Item 5.03 Amendments to Articles of Incorporation or Bylaws; Change in Fiscal Year.
On May 10, 2023, the stockholders (the “Stockholders”) of Landstar System, Inc. (the “Company”) voted at the Company’s 2023 annual meeting of stockholders (the “2023 Annual Meeting”) to approve amendments to the Company’s Restated Certificate of Incorporation (the “Certificate”) to (i) declassify the Company’s Board of Directors (the “Board”) over a two-year period beginning at the 2023 Annual Meeting and provide for the annual election of all directors beginning at the Company’s 2025 annual meeting of stockholders and (ii) provide that any annually elected director of the Company may be removed with or without cause by the holders of a majority of the shares then entitled to vote at an election of directors (the foregoing amendments to the Certificate, the “COI Amendments”). Directors elected to serve a three-year term at the 2021 annual meeting of stockholders or the 2022 annual meeting of stockholders will continue to be removable only for cause. The COI Amendments became effective upon the filing of a Restated Certificate of Incorporation (the “Restated Certificate”) with the Secretary of State of the State of Delaware on May 10, 2023.
In addition, in connection with the stockholder approval of the COI Amendments, the Board made conforming amendments to the Company’s Amended and Restated Bylaws (the “Bylaws”), effective upon the filing of the Restated Certificate with the Secretary of State of the State of Delaware.
The foregoing description does not purport to be complete and is qualified in its entirety by reference to the full text of the Restated Certificate and Bylaws, which are attached hereto as Exhibits 3.1 and 3.2 to this report, respectively, and incorporated herein by reference.
Item 5.07 Submission of Matters to a Vote of Security Holders
The Company held its 2023 Annual Meeting on May 10, 2023. A total of 33,973,077 shares, or approximately 94% of the common stock issued and outstanding as of the record date, was represented in person or by proxy. The matters voted upon by the Stockholders at the 2023 Annual Meeting included: (i) the election of three Directors whose terms will expire at the 2024 annual meeting of stockholders (the “2024 Annual Meeting”); (ii) the ratification of the appointment of KPMG LLP as the Company’s independent registered public accounting firm for fiscal year 2023; (iii) the proposal to approve the COI Amendments (the “Declassification Proposal”); (iv) an advisory vote on the Company’s 2022 executive compensation; and (v) an advisory vote on the frequency of the advisory vote on executive compensation.
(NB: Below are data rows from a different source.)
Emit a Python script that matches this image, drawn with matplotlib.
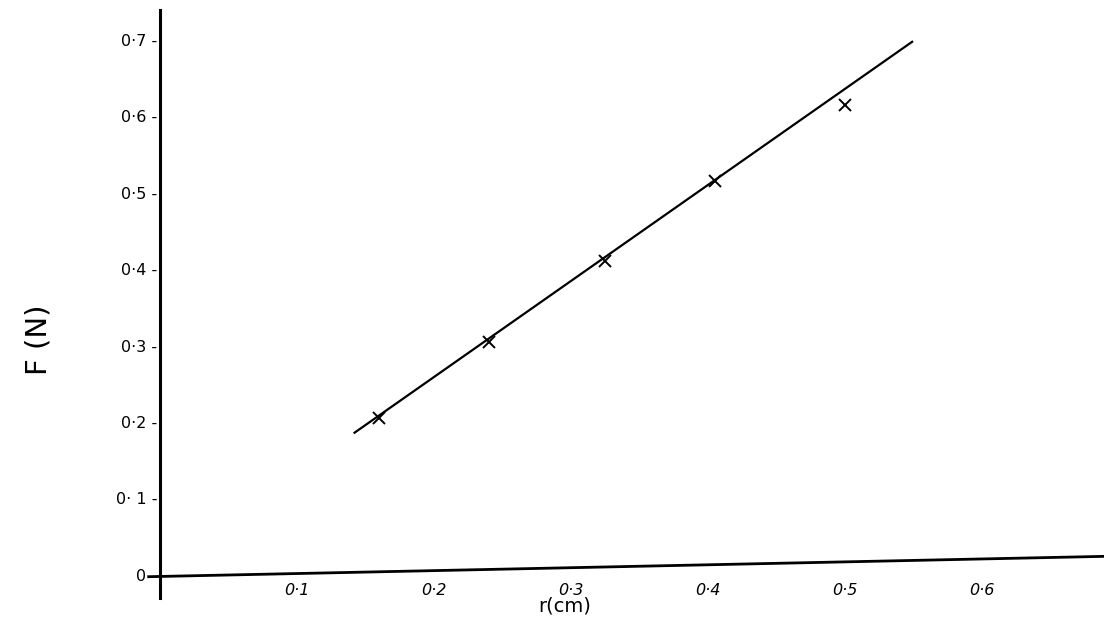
import matplotlib
matplotlib.use("Agg")
import matplotlib.pyplot as plt

# data
r_cm = [0.16, 0.24, 0.325, 0.405, 0.50]
F_N = [0.205, 0.305, 0.41, 0.515, 0.615]
fit_x = [0.142, 0.549]
fit_y = [0.186, 0.697]
x_ticks = [0.1, 0.2, 0.3, 0.4, 0.5, 0.6]
x_ticklabels = ["0·1", "0·2", "0·3", "0·4", "0·5", "0·6"]
y_ticks = [0.0, 0.1, 0.2, 0.3, 0.4, 0.5, 0.6, 0.7]
y_ticklabels = ["0", "0· 1", "0·2", "0·3", "0·4", "0·5", "0·6", "0·7"]

W, H = 1104, 623
fig = plt.figure(figsize=(W / 100, H / 100), dpi=100)
left, bottom = 160 / W, (H - 575) / H
ax = fig.add_axes([left, bottom, 1 - left, (575 - 10) / H])
ax.set_xlim(0, (W - 160) / 1370)
ax.set_ylim(0, (575 - 10) / 765)

for s in ax.spines.values():
    s.set_visible(False)

# hand-style axes lines
ax.plot([0, 0], [-0.04, 1.0], transform=ax.transAxes, color="black", lw=2.2, clip_on=False)
ax.plot([-0.012, 1.0], [-0.003, 0.033], transform=ax.transAxes, color="black", lw=2.0, clip_on=False)

ax.plot(fit_x, fit_y, color="black", lw=1.6)
ax.plot(r_cm, F_N, linestyle="none", marker="x", markersize=9, markeredgewidth=1.4, color="black")

ax.set_xticks(x_ticks)
ax.set_xticklabels(x_ticklabels, fontsize=11.5, style="italic")
ax.set_yticks(y_ticks)
ax.set_yticklabels([t + " -" for t in y_ticklabels], fontsize=11.5)
ax.tick_params(axis="x", length=0, pad=6)
ax.tick_params(axis="y", length=0, pad=2)

fig.text(565 / W, 1 - 606 / H, "r(cm)", fontsize=14, ha="center", va="center")
fig.text(38 / W, 1 - 340 / H, "F (N)", fontsize=21, ha="center", va="center", rotation=90)

fig.savefig("out.png", dpi=100, facecolor="white")
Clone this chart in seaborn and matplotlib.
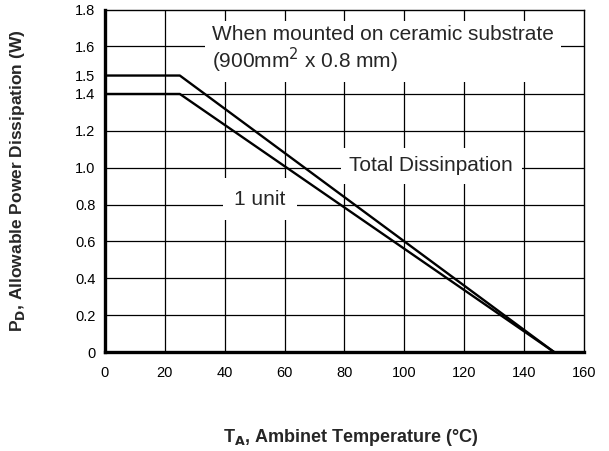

(1) Election of Directors. At the meeting, David G. Bannister, James L. Liang, and George P. Scanlon were each elected by the Stockholders to serve a new term as a Director on the Board, with such term to expire at the 2024 Annual Meeting. The votes cast with respect to Mr. Bannister, Mr. Liang and Mr. Scanlon were as follows:
| | | | | | | | |
Director | | Votes For | | Votes Against | | Abstain | | Broker Non-Votes |
David G. Bannister | | 31,207,673 | | 1,595,877 | | 22,080 | | 1,147,447 |
James L. Liang | | 32,362,985 | | 440,498 | | 22,147 | | 1,147,447 |
George P. Scanlon | | 32,312,626 | | 490,858 | | 22,146 | | 1,147,447 |
(2) Ratification of Appointment of KPMG LLP. At the meeting, the Stockholders ratified the appointment of KPMG LLP as the Company’s independent registered public accounting firm for fiscal year 2023. This proposal received 33,395,370 affirmative votes and 556,870 negative votes. There were 20,837 abstentions with respect to this proposal.
(3) Declassification Proposal. At the meeting, the Stockholders voted to approve the Declassification Amendment. This proposal received 32,790,155 affirmative votes and 4,673 negative votes. There were 30,802 abstentions and 1,147,447 broker non-votes with respect to this proposal.
(4) Advisory Vote on Executive Compensation. At the meeting, the Stockholders voted to approve the following resolution:
“RESOLVED, that the Company’s stockholders approve, on an advisory basis, the compensation of the Named Executives, as disclosed in the Company’s Proxy Statement for the 2023 Annual Meeting pursuant to the compensation disclosure rules of the Securities and Exchange Commission, including the Compensation Discussion and Analysis, the 2022 Summary Compensation Table and the other related tables and disclosure.”
This proposal received 31,054,801 affirmative votes and 1,719,176 negative votes. There were 51,653 abstentions and 1,147,447 broker non-votes with respect to this proposal.
(5) Advisory Vote on the Frequency of the Advisory Vote on Executive Compensation. At the meeting, the Stockholders voted to approve an annual advisory vote on executive compensation.